O como cuando años después los pasea por un vecindario, y en lugar de tocar timbres y huir corriendo, van haciendo propaganda a favor del Partido Demócrata mientras quitar afiches de John McCain de los jardines se vuelve la travesura en turno. Momentos que son acompañados por música. Siempre ha habido música. En el auto, en la casa, en la escuela, en los paseos en bici, en los campamentos padre-hijo, en las pijamadas. Es importante que la haya. Ilustra mejor los recuerdos. Los afianza sentimentalmente. Y nos ubica como espectadores.
Principalmente, junto con el crecimiento de Mason y compañía, nos recuerda que el tiempo está corriendo. Que el tiempo es el verdadero protagonista de esta ¿película? que hemos estado viendo ya por dos horas y lo que falta.

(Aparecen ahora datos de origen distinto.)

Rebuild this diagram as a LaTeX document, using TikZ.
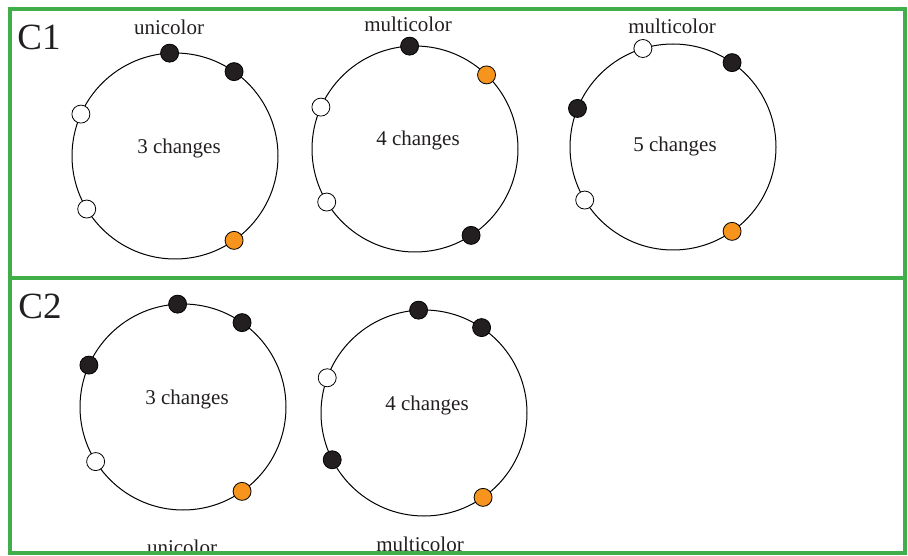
\documentclass[tikz,border=0pt]{standalone}
\usepackage{fontspec}
\setmainfont{Liberation Serif}
\usepackage{xcolor}
\definecolor{cgreen}{RGB}{64,174,73}
\definecolor{corange}{RGB}{247,148,29}
\definecolor{cdark}{RGB}{35,31,32}
\usetikzlibrary{positioning}

\begin{document}
\begin{tikzpicture}[
  x=1pt,y=-1pt,
  every node/.style={text=cdark},
  ring/.style={draw=black,circle,line width=1pt,minimum size=206pt,inner sep=0pt,outer sep=0pt},
  dotb/.style={draw=black,circle,line width=0.8pt,fill=cdark,minimum size=18pt,inner sep=0pt},
  dotw/.style={dotb,fill=white},
  doto/.style={dotb,fill=corange},
  lbl/.style={font=\fontsize{21}{23}\selectfont},
  tag/.style={font=\fontsize{37}{40}\selectfont,anchor=center},
  panel/.style={draw=cgreen,line width=4pt}
]
\useasboundingbox (0,0) rectangle (908,556);

% top row
\node[ring] (r11) at (175,156) {};
\node[lbl] (t11) at (179,148) {3 changes};
\node[lbl] (u11) at (169,27) {unicolor};
\node[dotb] (d11a) at (r11.93) {};
\node[dotb] (d11b) at (r11.55) {};
\node[dotw] (d11c) at (r11.156) {};
\node[dotw] (d11d) at (r11.211) {};
\node[doto] (d11e) at (r11.-55) {};

\node[ring] (r12) at (415,149) {};
\node[lbl] (t12) at (418,140) {4 changes};
\node[lbl] (u12) at (408,24) {multicolor};
\node[dotb] (d12a) at (r12.93) {};
\node[doto] (d12b) at (r12.46) {};
\node[dotw] (d12c) at (r12.156) {};
\node[dotw] (d12d) at (r12.211) {};
\node[dotb] (d12e) at (r12.-57) {};

\node[ring] (r13) at (673,147) {};
\node[lbl] (t13) at (675,146) {5 changes};
\node[lbl] (u13) at (672,26) {multicolor};
\node[dotw] (d13a) at (r13.107) {};
\node[dotb] (d13b) at (r13.55) {};
\node[dotb] (d13c) at (r13.158) {};
\node[dotw] (d13d) at (r13.211) {};
\node[doto] (d13e) at (r13.-55) {};

% bottom row
\node[ring] (r21) at (183,407) {};
\node[lbl] (t21) at (187,399) {3 changes};
\node[lbl] (u21) at (182,547) {unicolor};
\node[dotb] (d21a) at (r21.93) {};
\node[dotb] (d21b) at (r21.55) {};
\node[dotb] (d21c) at (r21.156) {};
\node[dotw] (d21d) at (r21.212) {};
\node[doto] (d21e) at (r21.-55) {};

\node[ring] (r22) at (424,413) {};
\node[lbl] (t22) at (427,405) {4 changes};
\node[lbl] (u22) at (420,544) {multicolor};
\node[dotb] (d22a) at (r22.93) {};
\node[dotb] (d22b) at (r22.56) {};
\node[dotw] (d22c) at (r22.160) {};
\node[dotb] (d22d) at (r22.207) {};
\node[doto] (d22e) at (r22.-55) {};

% panels
\draw[panel] (10,9) rectangle (905,278);
\draw[panel] (10,278) rectangle (905,553);
\node[tag] (c1) at (39,37) {C1};
\node[tag] (c2) at (40,306) {C2};
\end{tikzpicture}
\end{document}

Proyecto ambicioso y logrado. Adjetivos casi imposibles en una misma oración en el cine de hoy. Titánica obra que nos da una perspectiva inédita sobre “eso” que nos define como individuos. Película que, como pocas veces, podemos decir que se trata de todo. Biografía que, en la ficción, apenas comienza.
Un último instante, en el desierto. Uno hipnótico. Mason ha vivido divorcios ajenos, nuevos padrastros, madrastras, graduaciones, novias, joints, malentendidos, despedidas y todo eso de lo que se forma la adolescencia. Ahí, 12 años después y de nuevo frente a una eternidad que ahora en vez de cielo es dunas y montañas, parece que todo estará bien. Mason ya no está solo pero continuará creciendo. Dudando. Discerniendo. Aún falta vivir. Mucho. Y este instante de bienestar es el semi epílogo de un filme que lo ha dicho todo en la figura más común que pudo encontrar.
Continuidad. Momentos. Hiperrealismo cinematográfico. Vida.